### TASK DATA:
┏━━

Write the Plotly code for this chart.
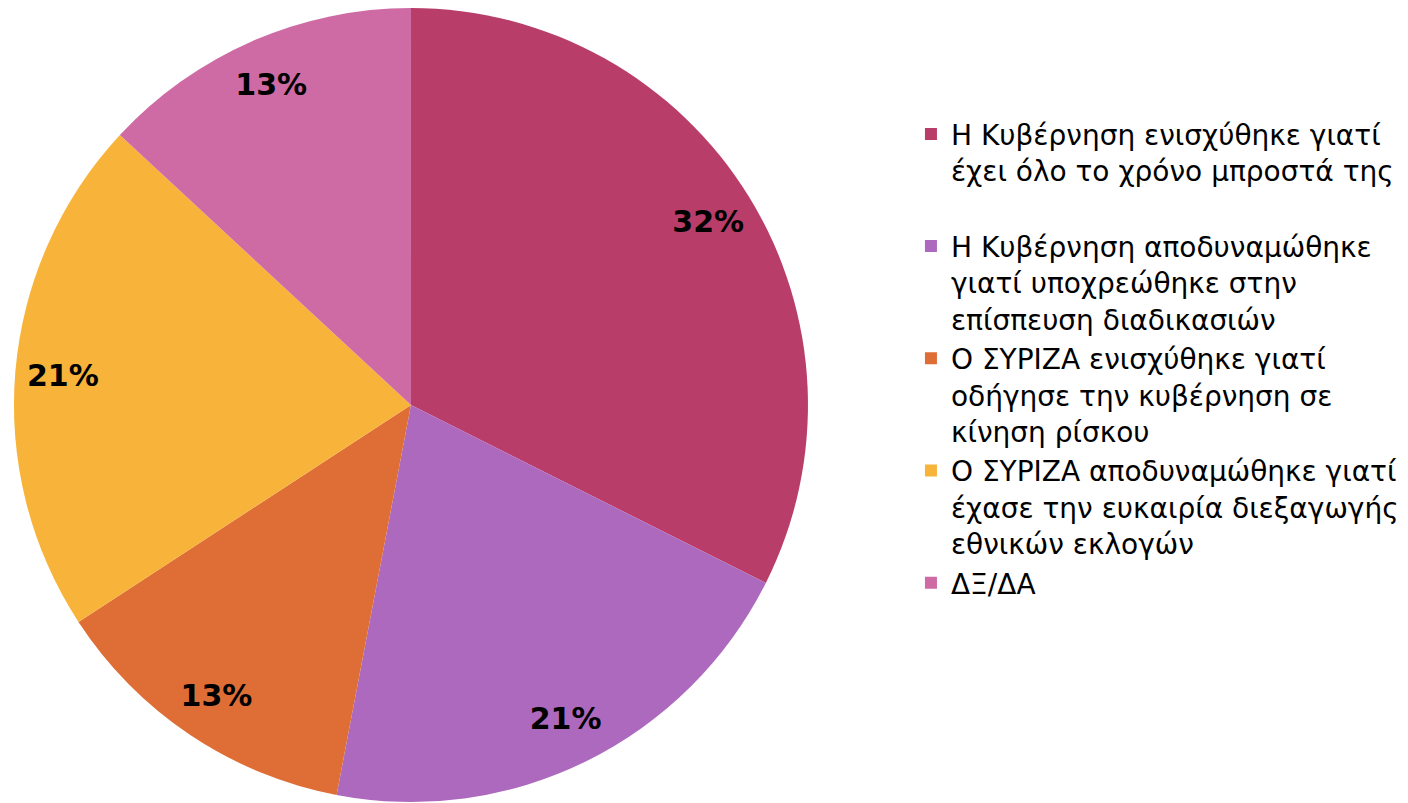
import plotly.graph_objects as go

# answer categories (legend text, line breaks as in the original)
labels = [
    "Η Κυβέρνηση ενισχύθηκε γιατί<br>έχει όλο το χρόνο μπροστά της<br> ",
    "Η Κυβέρνηση αποδυναμώθηκε<br>γιατί υποχρεώθηκε στην<br>επίσπευση διαδικασιών",
    "Ο ΣΥΡΙΖΑ ενισχύθηκε γιατί<br>οδήγησε την κυβέρνηση σε<br>κίνηση ρίσκου",
    "Ο ΣΥΡΙΖΑ αποδυναμώθηκε γιατί<br>έχασε την ευκαιρία διεξαγωγής<br>εθνικών εκλογών",
    "ΔΞ/ΔΑ",
]
values = [32.4, 20.6, 12.8, 21.1, 13.1]
colors = ["#B93D69", "#AC69BE", "#DE6E36", "#F8B43A", "#CE6BA4"]

pie_domain = dict(x=[0, 0.5724], y=[0.0112, 1])

fig = go.Figure()

# coloured slices
fig.add_trace(go.Pie(
    labels=labels,
    values=values,
    sort=False,
    direction="clockwise",
    rotation=0,
    marker=dict(colors=colors, line=dict(width=0)),
    textinfo="none",
    hoverinfo="label+percent",
    domain=pie_domain,
))

# transparent ring on top, only to put the percentages near the rim
fig.add_trace(go.Pie(
    labels=labels,
    values=values,
    sort=False,
    direction="clockwise",
    rotation=0,
    hole=0.76,
    marker=dict(colors=["rgba(0,0,0,0)"] * len(values), line=dict(width=0)),
    texttemplate="<b>%{percent:.0%}</b>",
    textposition="inside",
    insidetextorientation="horizontal",
    textfont=dict(family="DejaVu Sans", size=30, color="black"),
    hoverinfo="skip",
    showlegend=False,
    domain=pie_domain,
))

fig.update_layout(
    width=1408,
    height=803,
    margin=dict(l=0, r=0, t=0, b=0),
    paper_bgcolor="white",
    plot_bgcolor="white",
    uniformtext=dict(minsize=30, mode="show"),
    legend=dict(
        x=0.6413,
        y=0.874,
        xanchor="left",
        yanchor="top",
        valign="top",
        font=dict(family="DejaVu Sans", size=28, color="black"),
        itemwidth=30,
    ),
)

fig.write_html("out.html")
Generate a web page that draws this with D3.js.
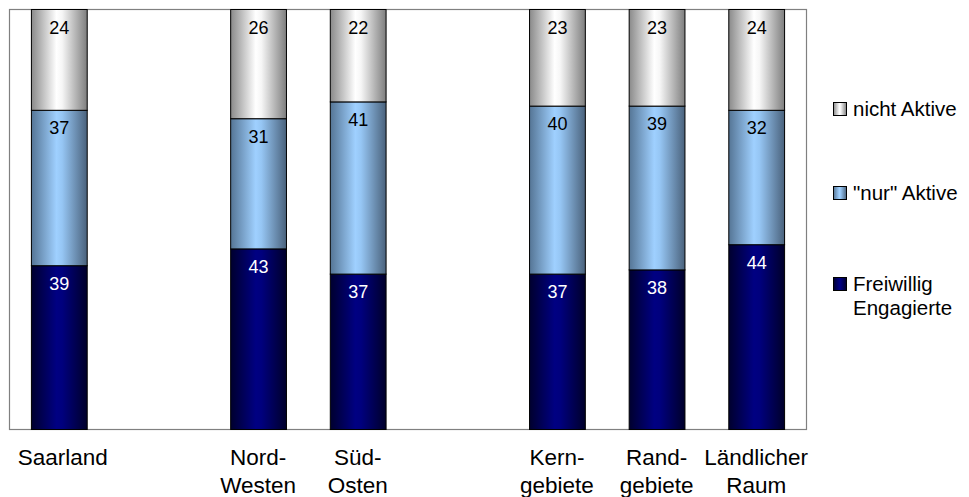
<!DOCTYPE html>
<html>
<head>
<meta charset="utf-8">
<script src="https://cdn.jsdelivr.net/npm/d3@7"></script>
<style>
  html, body { margin: 0; padding: 0; background: #fff; }
  svg { display: block; font-family: "Liberation Sans", Arial, sans-serif; }
</style>
</head>
<body>
<svg id="chart" width="969" height="497"></svg>
<script>
// ---- data ----
const categories = ["Saarland", "Nord-Westen", "Süd-Osten", "Kerngebiete", "Randgebiete", "Ländlicher Raum"];
const slots = ["Saarland", "gap1", "Nord-Westen", "Süd-Osten", "gap2", "Kerngebiete", "Randgebiete", "Ländlicher Raum"];
const categoryLines = [["Saarland"], ["Nord-", "Westen"], ["Süd-", "Osten"], ["Kern-", "gebiete"], ["Rand-", "gebiete"], ["Ländlicher", "Raum"]];
const freiwillig = [39, 43, 37, 37, 38, 44];
const nurAktive = [37, 31, 41, 40, 39, 32];
const nichtAktive = [24, 26, 22, 23, 23, 24];
const seriesKeys = ["freiwillig", "nurAktive", "nichtAktive"];
const seriesNames = ["Freiwillig Engagierte", "\"nur\" Aktive", "nicht Aktive"];

// ---- layout ----
const svg = d3.select("#chart");
const plot = { left: 9, top: 9, right: 806, bottom: 429 };

const x = d3.scaleBand().domain(slots).range([plot.left, plot.right])
  .paddingInner(0.44).paddingOuter(0.22);
const y = d3.scaleLinear().domain([0, 100]).range([plot.bottom, plot.top]);

const rows = categories.map((c, i) => ({
  cat: c, freiwillig: freiwillig[i], nurAktive: nurAktive[i], nichtAktive: nichtAktive[i]
}));
const stacked = d3.stack().keys(seriesKeys)(rows);

// gradients
const defs = svg.append("defs");
const grads = {
  freiwillig: [["0%", "#00002e"], ["45%", "#000082"], ["55%", "#00007e"], ["100%", "#00002a"]],
  nurAktive: [["0%", "#557595"], ["45%", "#9fd0ff"], ["55%", "#96c6f4"], ["100%", "#4a627c"]],
  nichtAktive: [["0%", "#8a8a8a"], ["45%", "#ffffff"], ["55%", "#f6f6f6"], ["100%", "#7e7e7e"]]
};
seriesKeys.forEach(k => {
  const g = defs.append("linearGradient").attr("id", "g-" + k)
    .attr("x1", "0%").attr("x2", "100%").attr("y1", "0%").attr("y2", "0%");
  grads[k].forEach(([o, c]) => g.append("stop").attr("offset", o).attr("stop-color", c));
});

// plot frame
svg.append("rect")
  .attr("x", plot.left + 0.5).attr("y", plot.top + 0.5)
  .attr("width", plot.right - plot.left).attr("height", plot.bottom - plot.top)
  .attr("fill", "none").attr("stroke", "#808080").attr("stroke-width", 1.2);

// bars
const labelColor = { freiwillig: "#ffffff", nurAktive: "#000000", nichtAktive: "#000000" };
stacked.forEach(s => {
  const g = svg.append("g");
  g.selectAll("rect").data(s).join("rect")
    .attr("x", d => x(d.data.cat) + 0.5)
    .attr("y", d => y(d[1]) + 0.5)
    .attr("width", x.bandwidth())
    .attr("height", d => y(d[0]) - y(d[1]))
    .attr("fill", "url(#g-" + s.key + ")")
    .attr("stroke", "#000").attr("stroke-width", 1);
  g.selectAll("text").data(s).join("text")
    .attr("x", d => x(d.data.cat) + x.bandwidth() / 2 + 0.5)
    .attr("y", d => y(d[1]) + 24.5)
    .attr("text-anchor", "middle")
    .attr("font-size", 18)
    .attr("fill", labelColor[s.key])
    .text(d => d[1] - d[0]);
});

// category labels
const catG = svg.append("g");
categories.forEach((c, i) => {
  const t = catG.append("text")
    .attr("text-anchor", "middle")
    .attr("font-size", 22.5)
    .attr("fill", "#000");
  categoryLines[i].forEach((line, j) => {
    t.append("tspan")
      .attr("x", x(c) + x.bandwidth() / 2 + (i === 0 ? 4 : 0))
      .attr("y", 465 + j * 28)
      .text(line);
  });
});

// legend
const legendItems = [
  { key: "nichtAktive", lines: ["nicht Aktive"], base: 116 },
  { key: "nurAktive", lines: ["\"nur\" Aktive"], base: 200 },
  { key: "freiwillig", lines: ["Freiwillig", "Engagierte"], base: 291 }
];
const lg = svg.append("g");
legendItems.forEach(it => {
  lg.append("rect")
    .attr("x", 833.5).attr("y", it.base - 13.5)
    .attr("width", 13).attr("height", 13)
    .attr("fill", "url(#g-" + it.key + ")")
    .attr("stroke", "#000").attr("stroke-width", 1);
  const t = lg.append("text").attr("font-size", 20.5).attr("fill", "#000");
  it.lines.forEach((line, j) => {
    t.append("tspan").attr("x", 853).attr("y", it.base + j * 24).text(line);
  });
});
</script>
</body>
</html>
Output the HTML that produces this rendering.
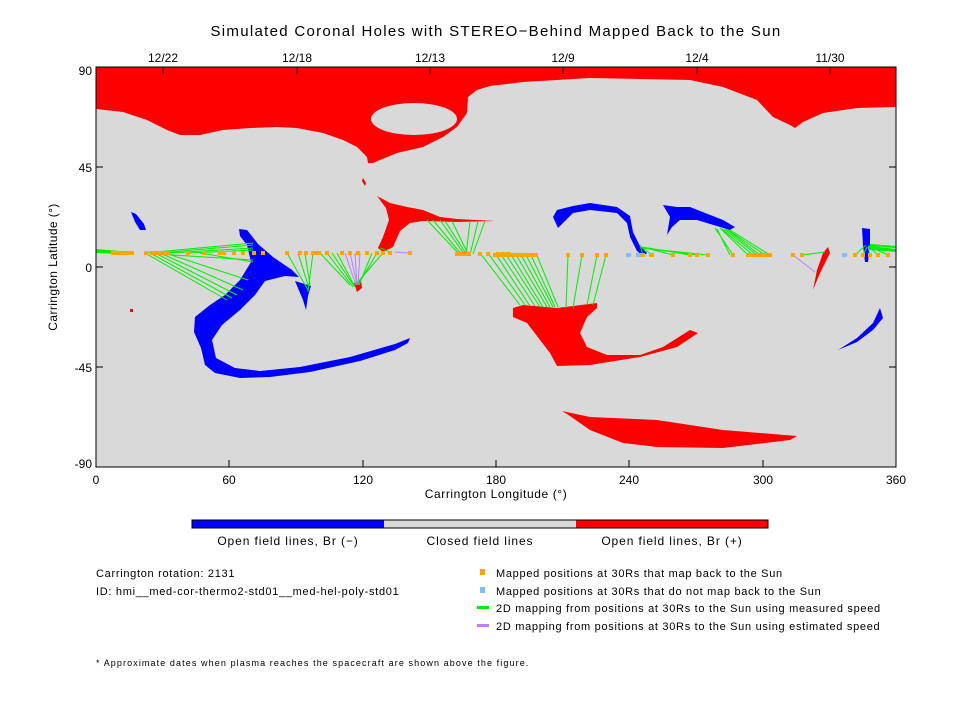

┗━━

### EXERCISE:
Scan the material above. Copy each line where "that" occurs.

### RESPONSE:
Generate a web page that draws this with D3.js.
Output the HTML that produces this rendering.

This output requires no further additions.